[START OF Recorded information]

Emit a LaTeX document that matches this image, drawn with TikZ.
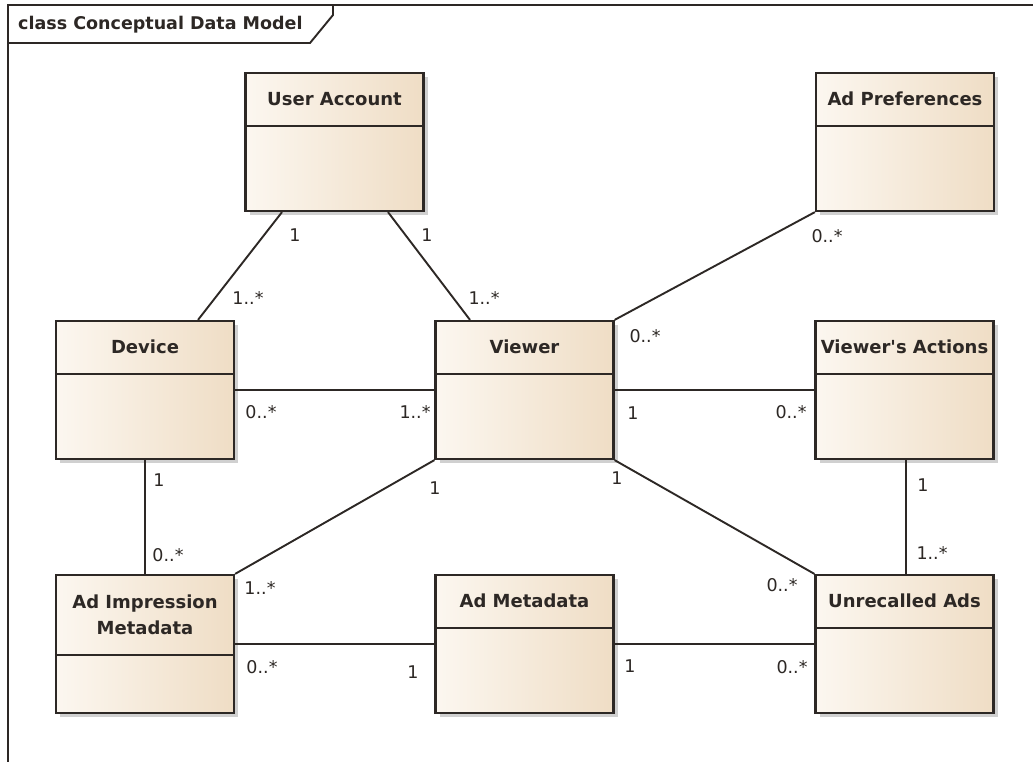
\documentclass[tikz,border=0pt]{standalone}
\usepackage{fontspec}
\setmainfont{DejaVu Sans}
\setsansfont{DejaVu Sans}
\usepackage{tikz}
\usetikzlibrary{shadows,positioning}
\definecolor{boxleft}{RGB}{252,247,240}
\definecolor{boxright}{RGB}{239,221,197}
\definecolor{ink}{RGB}{45,40,37}
\tikzstyle{every picture}+=[font=\sffamily]

\begin{document}
\begin{tikzpicture}
	[x=1pt, y=-1pt, inner sep=0pt,
	umlclass/.style	= {rectangle, draw=ink, line width=2.2pt, left color=boxleft, right color=boxright, minimum width=178pt, minimum height=138pt,
						drop shadow={shadow xshift=4pt, shadow yshift=-4pt, fill=black!30, opacity=.6}},
	head/.style		= {rectangle, draw=none, anchor=north, minimum width=178pt, minimum height=54pt, align=center, text=ink, font=\fontsize{18}{26}\selectfont\bfseries},
	divider/.style	= {draw=ink, line width=2.2pt},
	assoc/.style	= {draw=ink, line width=1.9pt},
	frame/.style	= {draw=ink, line width=1.9pt},
	mult/.style		= {text=ink, font=\fontsize{17.5}{20}\selectfont}]
	
	\path [use as bounding box, fill=white] (0,0) rectangle (1033,761);
	\clip (0,0) rectangle (1033,761);
	
	% frame
	\draw [frame] (8,775) -- (8,5) -- (1045,5);
	\draw [frame] (8,43) -- (310,43) -- (333,15) -- (333,5);
	\node at (18,25) [anchor=west, text=ink, font=\fontsize{17.5}{20}\selectfont\bfseries] (frametitle) {class Conceptual Data Model};
	
	% classes
	\node at (334.5, 142)	[umlclass]	(ua)	{};
	\node at (ua.north)		[head]		(uat)	{User Account};
	\node at (905, 142)		[umlclass]	(ap)	{};
	\node at (ap.north)		[head]		(apt)	{Ad Preferences};
	\node at (145, 390)		[umlclass]	(dev)	{};
	\node at (dev.north)	[head]		(devt)	{Device};
	\node at (524.5, 390)	[umlclass]	(vw)	{};
	\node at (vw.north)		[head]		(vwt)	{Viewer};
	\node at (904.5, 390)	[umlclass]	(va)	{};
	\node at (va.north)		[head]		(vat)	{Viewer\textquotesingle s Actions};
	\node at (145, 644)		[umlclass]	(ai)	{};
	\node at (ai.north)		[head, minimum height=81pt]	(ait)	{Ad Impression\\Metadata};
	\node at (524.5, 644)	[umlclass]	(am)	{};
	\node at (am.north)		[head]		(amt)	{Ad Metadata};
	\node at (904.5, 644)	[umlclass]	(ur)	{};
	\node at (ur.north)		[head]		(urt)	{Unrecalled Ads};
	
	\draw [divider] (uat.south -| ua.west) -- (uat.south -| ua.east);
	\draw [divider] (apt.south -| ap.west) -- (apt.south -| ap.east);
	\draw [divider] (devt.south -| dev.west) -- (devt.south -| dev.east);
	\draw [divider] (vwt.south -| vw.west) -- (vwt.south -| vw.east);
	\draw [divider] (vat.south -| va.west) -- (vat.south -| va.east);
	\draw [divider] (ait.south -| ai.west) -- (ait.south -| ai.east);
	\draw [divider] (amt.south -| am.west) -- (amt.south -| am.east);
	\draw [divider] (urt.south -| ur.west) -- (urt.south -| ur.east);
	
	% associations
	\draw [assoc] ([xshift=-52.5pt]ua.south) -- ([xshift=53pt]dev.north);
	\draw [assoc] ([xshift=53.5pt]ua.south) -- ([xshift=-54.5pt]vw.north);
	\draw [assoc] (ap.south west) -- (vw.north east);
	\draw [assoc] (dev.east) -- (vw.west);
	\draw [assoc] (vw.east) -- (va.west);
	\draw [assoc] (dev.south) -- (ai.north);
	\draw [assoc] (vw.south west) -- (ai.north east);
	\draw [assoc] (vw.south east) -- (ur.north west);
	\draw [assoc] ([xshift=1.5pt]va.south) -- ([xshift=1.5pt]ur.north);
	\draw [assoc] (ai.east) -- (am.west);
	\draw [assoc] (am.east) -- (ur.west);
	
	% multiplicities
	\node at (295, 235)	[mult]	(m1)	{1};
	\node at (248, 298)	[mult]	(m2)	{1..*};
	\node at (427, 235)	[mult]	(m3)	{1};
	\node at (484, 298)	[mult]	(m4)	{1..*};
	\node at (827, 236)	[mult]	(m5)	{0..*};
	\node at (645, 336)	[mult]	(m6)	{0..*};
	\node at (261, 412)	[mult]	(m7)	{0..*};
	\node at (415, 412)	[mult]	(m8)	{1..*};
	\node at (633, 413)	[mult]	(m9)	{1};
	\node at (791, 412)	[mult]	(m10)	{0..*};
	\node at (159, 480)	[mult]	(m11)	{1};
	\node at (168, 555)	[mult]	(m12)	{0..*};
	\node at (435, 488)	[mult]	(m13)	{1};
	\node at (260, 588)	[mult]	(m14)	{1..*};
	\node at (617, 478)	[mult]	(m15)	{1};
	\node at (782, 585)	[mult]	(m16)	{0..*};
	\node at (923, 485)	[mult]	(m17)	{1};
	\node at (932, 553)	[mult]	(m18)	{1..*};
	\node at (262, 667)	[mult]	(m19)	{0..*};
	\node at (413, 672)	[mult]	(m20)	{1};
	\node at (630, 666)	[mult]	(m21)	{1};
	\node at (792, 667)	[mult]	(m22)	{0..*};
\end{tikzpicture}
\end{document}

[END OF Recorded information]

Set problem :: Transcribe the listing in full. Omit the pictures and keep every line exact.

Exercise solution ::
Emit a LaTeX document that matches this image, drawn with TikZ.
\documentclass[tikz,border=0pt]{standalone}
\usepackage{fontspec}
\setmainfont{DejaVu Sans}
\setsansfont{DejaVu Sans}
\usepackage{tikz}
\usetikzlibrary{shadows,positioning}
\definecolor{boxleft}{RGB}{252,247,240}
\definecolor{boxright}{RGB}{239,221,197}
\definecolor{ink}{RGB}{45,40,37}
\tikzstyle{every picture}+=[font=\sffamily]

\begin{document}
\begin{tikzpicture}
	[x=1pt, y=-1pt, inner sep=0pt,
	umlclass/.style	= {rectangle, draw=ink, line width=2.2pt, left color=boxleft, right color=boxright, minimum width=178pt, minimum height=138pt,
						drop shadow={shadow xshift=4pt, shadow yshift=-4pt, fill=black!30, opacity=.6}},
	head/.style		= {rectangle, draw=none, anchor=north, minimum width=178pt, minimum height=54pt, align=center, text=ink, font=\fontsize{18}{26}\selectfont\bfseries},
	divider/.style	= {draw=ink, line width=2.2pt},
	assoc/.style	= {draw=ink, line width=1.9pt},
	frame/.style	= {draw=ink, line width=1.9pt},
	mult/.style		= {text=ink, font=\fontsize{17.5}{20}\selectfont}]
	
	\path [use as bounding box, fill=white] (0,0) rectangle (1033,761);
	\clip (0,0) rectangle (1033,761);
	
	% frame
	\draw [frame] (8,775) -- (8,5) -- (1045,5);
	\draw [frame] (8,43) -- (310,43) -- (333,15) -- (333,5);
	\node at (18,25) [anchor=west, text=ink, font=\fontsize{17.5}{20}\selectfont\bfseries] (frametitle) {class Conceptual Data Model};
	
	% classes
	\node at (334.5, 142)	[umlclass]	(ua)	{};
	\node at (ua.north)		[head]		(uat)	{User Account};
	\node at (905, 142)		[umlclass]	(ap)	{};
	\node at (ap.north)		[head]		(apt)	{Ad Preferences};
	\node at (145, 390)		[umlclass]	(dev)	{};
	\node at (dev.north)	[head]		(devt)	{Device};
	\node at (524.5, 390)	[umlclass]	(vw)	{};
	\node at (vw.north)		[head]		(vwt)	{Viewer};
	\node at (904.5, 390)	[umlclass]	(va)	{};
	\node at (va.north)		[head]		(vat)	{Viewer\textquotesingle s Actions};
	\node at (145, 644)		[umlclass]	(ai)	{};
	\node at (ai.north)		[head, minimum height=81pt]	(ait)	{Ad Impression\\Metadata};
	\node at (524.5, 644)	[umlclass]	(am)	{};
	\node at (am.north)		[head]		(amt)	{Ad Metadata};
	\node at (904.5, 644)	[umlclass]	(ur)	{};
	\node at (ur.north)		[head]		(urt)	{Unrecalled Ads};
	
	\draw [divider] (uat.south -| ua.west) -- (uat.south -| ua.east);
	\draw [divider] (apt.south -| ap.west) -- (apt.south -| ap.east);
	\draw [divider] (devt.south -| dev.west) -- (devt.south -| dev.east);
	\draw [divider] (vwt.south -| vw.west) -- (vwt.south -| vw.east);
	\draw [divider] (vat.south -| va.west) -- (vat.south -| va.east);
	\draw [divider] (ait.south -| ai.west) -- (ait.south -| ai.east);
	\draw [divider] (amt.south -| am.west) -- (amt.south -| am.east);
	\draw [divider] (urt.south -| ur.west) -- (urt.south -| ur.east);
	
	% associations
	\draw [assoc] ([xshift=-52.5pt]ua.south) -- ([xshift=53pt]dev.north);
	\draw [assoc] ([xshift=53.5pt]ua.south) -- ([xshift=-54.5pt]vw.north);
	\draw [assoc] (ap.south west) -- (vw.north east);
	\draw [assoc] (dev.east) -- (vw.west);
	\draw [assoc] (vw.east) -- (va.west);
	\draw [assoc] (dev.south) -- (ai.north);
	\draw [assoc] (vw.south west) -- (ai.north east);
	\draw [assoc] (vw.south east) -- (ur.north west);
	\draw [assoc] ([xshift=1.5pt]va.south) -- ([xshift=1.5pt]ur.north);
	\draw [assoc] (ai.east) -- (am.west);
	\draw [assoc] (am.east) -- (ur.west);
	
	% multiplicities
	\node at (295, 235)	[mult]	(m1)	{1};
	\node at (248, 298)	[mult]	(m2)	{1..*};
	\node at (427, 235)	[mult]	(m3)	{1};
	\node at (484, 298)	[mult]	(m4)	{1..*};
	\node at (827, 236)	[mult]	(m5)	{0..*};
	\node at (645, 336)	[mult]	(m6)	{0..*};
	\node at (261, 412)	[mult]	(m7)	{0..*};
	\node at (415, 412)	[mult]	(m8)	{1..*};
	\node at (633, 413)	[mult]	(m9)	{1};
	\node at (791, 412)	[mult]	(m10)	{0..*};
	\node at (159, 480)	[mult]	(m11)	{1};
	\node at (168, 555)	[mult]	(m12)	{0..*};
	\node at (435, 488)	[mult]	(m13)	{1};
	\node at (260, 588)	[mult]	(m14)	{1..*};
	\node at (617, 478)	[mult]	(m15)	{1};
	\node at (782, 585)	[mult]	(m16)	{0..*};
	\node at (923, 485)	[mult]	(m17)	{1};
	\node at (932, 553)	[mult]	(m18)	{1..*};
	\node at (262, 667)	[mult]	(m19)	{0..*};
	\node at (413, 672)	[mult]	(m20)	{1};
	\node at (630, 666)	[mult]	(m21)	{1};
	\node at (792, 667)	[mult]	(m22)	{0..*};
\end{tikzpicture}
\end{document}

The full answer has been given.